#### GIVEN DATA
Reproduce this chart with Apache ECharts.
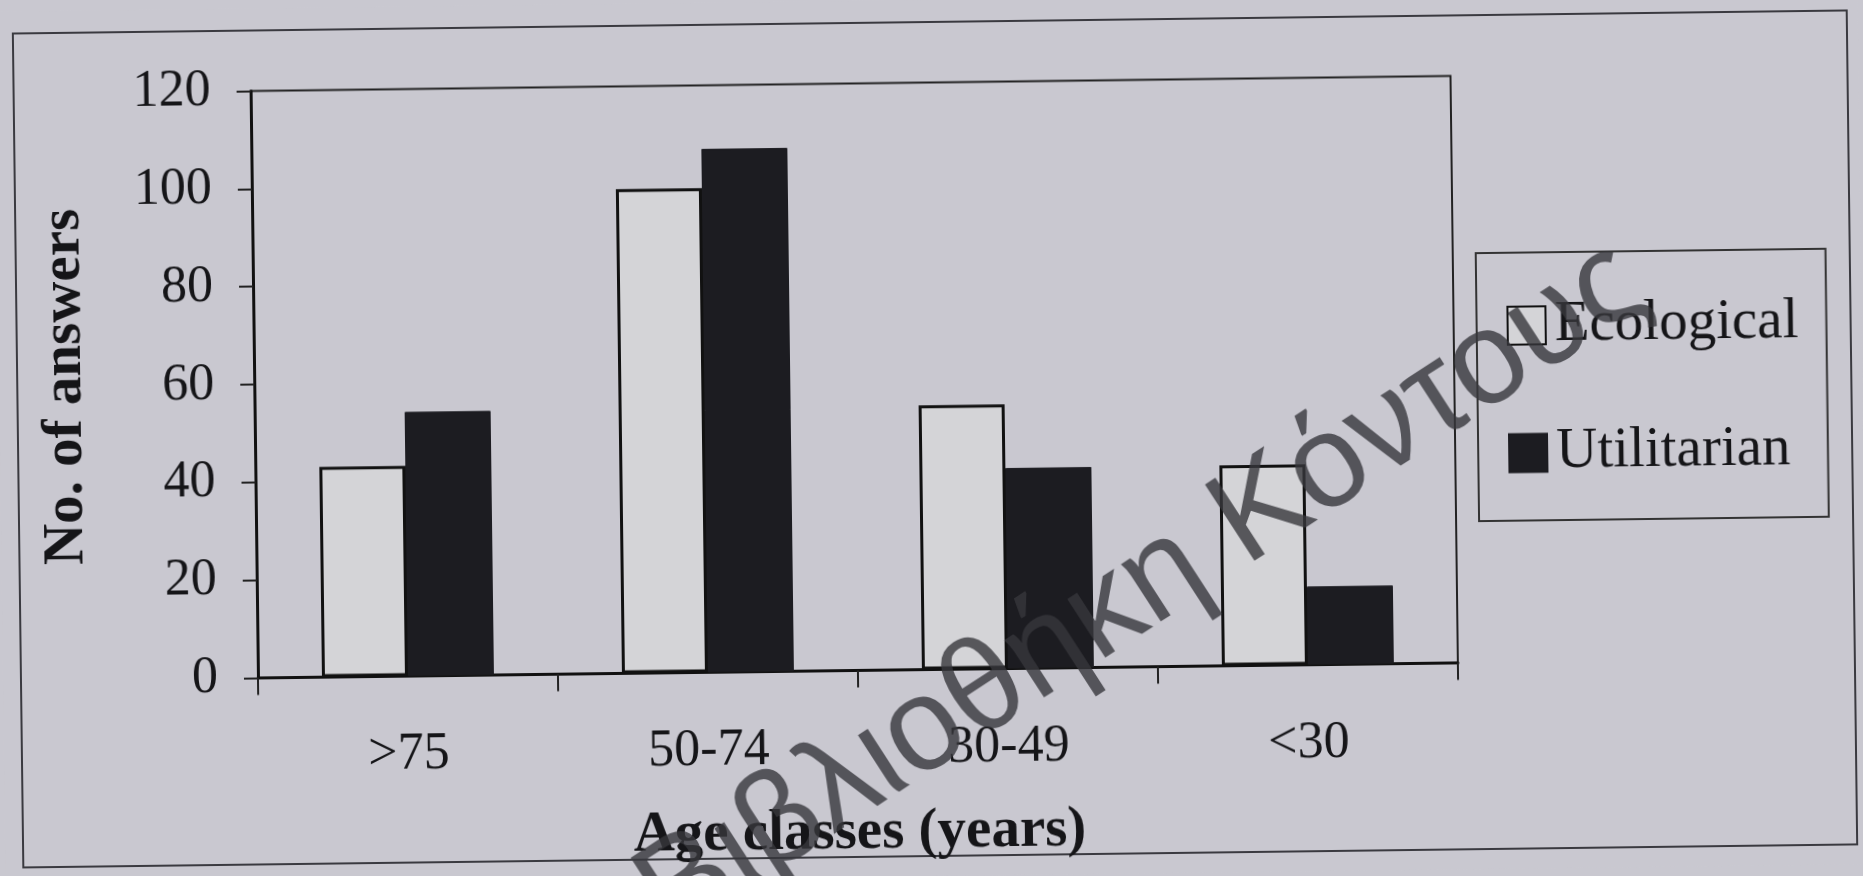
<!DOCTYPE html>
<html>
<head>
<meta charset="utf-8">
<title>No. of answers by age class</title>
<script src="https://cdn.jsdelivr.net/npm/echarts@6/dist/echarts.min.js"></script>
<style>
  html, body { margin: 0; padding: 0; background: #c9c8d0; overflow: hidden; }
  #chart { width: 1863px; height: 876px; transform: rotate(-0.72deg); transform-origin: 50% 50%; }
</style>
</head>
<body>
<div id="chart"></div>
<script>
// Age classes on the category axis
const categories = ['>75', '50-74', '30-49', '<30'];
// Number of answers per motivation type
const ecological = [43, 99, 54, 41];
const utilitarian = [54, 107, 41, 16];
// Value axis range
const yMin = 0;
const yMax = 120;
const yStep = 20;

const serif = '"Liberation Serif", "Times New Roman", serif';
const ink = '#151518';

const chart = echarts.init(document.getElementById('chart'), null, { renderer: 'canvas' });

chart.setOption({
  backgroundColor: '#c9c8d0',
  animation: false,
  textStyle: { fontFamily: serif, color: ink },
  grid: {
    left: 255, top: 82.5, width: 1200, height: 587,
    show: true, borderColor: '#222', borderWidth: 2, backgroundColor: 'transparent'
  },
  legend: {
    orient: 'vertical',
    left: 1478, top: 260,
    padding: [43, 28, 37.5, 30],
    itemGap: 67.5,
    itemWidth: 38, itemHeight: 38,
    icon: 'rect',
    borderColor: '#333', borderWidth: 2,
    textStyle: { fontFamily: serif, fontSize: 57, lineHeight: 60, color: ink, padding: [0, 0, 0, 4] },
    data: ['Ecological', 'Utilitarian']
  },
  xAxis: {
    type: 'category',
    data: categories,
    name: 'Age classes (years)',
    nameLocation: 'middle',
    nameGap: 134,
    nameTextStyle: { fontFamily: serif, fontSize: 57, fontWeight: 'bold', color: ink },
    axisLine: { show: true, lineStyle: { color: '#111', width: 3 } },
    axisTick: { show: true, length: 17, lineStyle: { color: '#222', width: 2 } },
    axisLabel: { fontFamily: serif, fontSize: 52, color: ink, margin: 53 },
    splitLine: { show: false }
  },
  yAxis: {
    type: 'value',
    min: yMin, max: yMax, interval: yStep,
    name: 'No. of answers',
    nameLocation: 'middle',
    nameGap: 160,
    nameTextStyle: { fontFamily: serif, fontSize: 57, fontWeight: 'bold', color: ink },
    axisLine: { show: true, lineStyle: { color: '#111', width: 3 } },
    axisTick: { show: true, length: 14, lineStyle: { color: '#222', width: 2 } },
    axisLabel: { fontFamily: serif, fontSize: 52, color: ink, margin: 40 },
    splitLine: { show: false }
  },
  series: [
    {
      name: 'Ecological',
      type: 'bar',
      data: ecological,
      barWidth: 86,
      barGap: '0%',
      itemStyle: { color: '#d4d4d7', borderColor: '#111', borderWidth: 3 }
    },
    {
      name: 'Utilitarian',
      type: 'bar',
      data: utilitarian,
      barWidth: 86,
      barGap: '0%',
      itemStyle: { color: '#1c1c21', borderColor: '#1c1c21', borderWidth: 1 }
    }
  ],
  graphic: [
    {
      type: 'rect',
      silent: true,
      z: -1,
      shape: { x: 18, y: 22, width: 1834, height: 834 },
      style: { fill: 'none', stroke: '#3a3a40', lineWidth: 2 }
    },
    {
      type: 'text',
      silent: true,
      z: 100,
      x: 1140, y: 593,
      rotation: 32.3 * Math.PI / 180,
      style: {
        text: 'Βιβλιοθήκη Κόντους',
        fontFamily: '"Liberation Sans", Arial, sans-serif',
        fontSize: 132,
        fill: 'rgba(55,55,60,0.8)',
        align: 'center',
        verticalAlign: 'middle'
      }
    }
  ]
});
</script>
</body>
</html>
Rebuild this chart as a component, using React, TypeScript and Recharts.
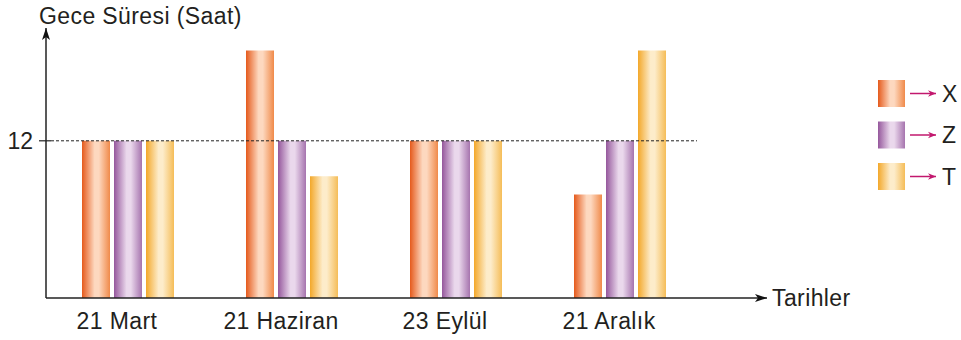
########
*AIM OF THE TASK*.
Report only the number of lines that hold the word "this".

*CORRECT RESULT*.
2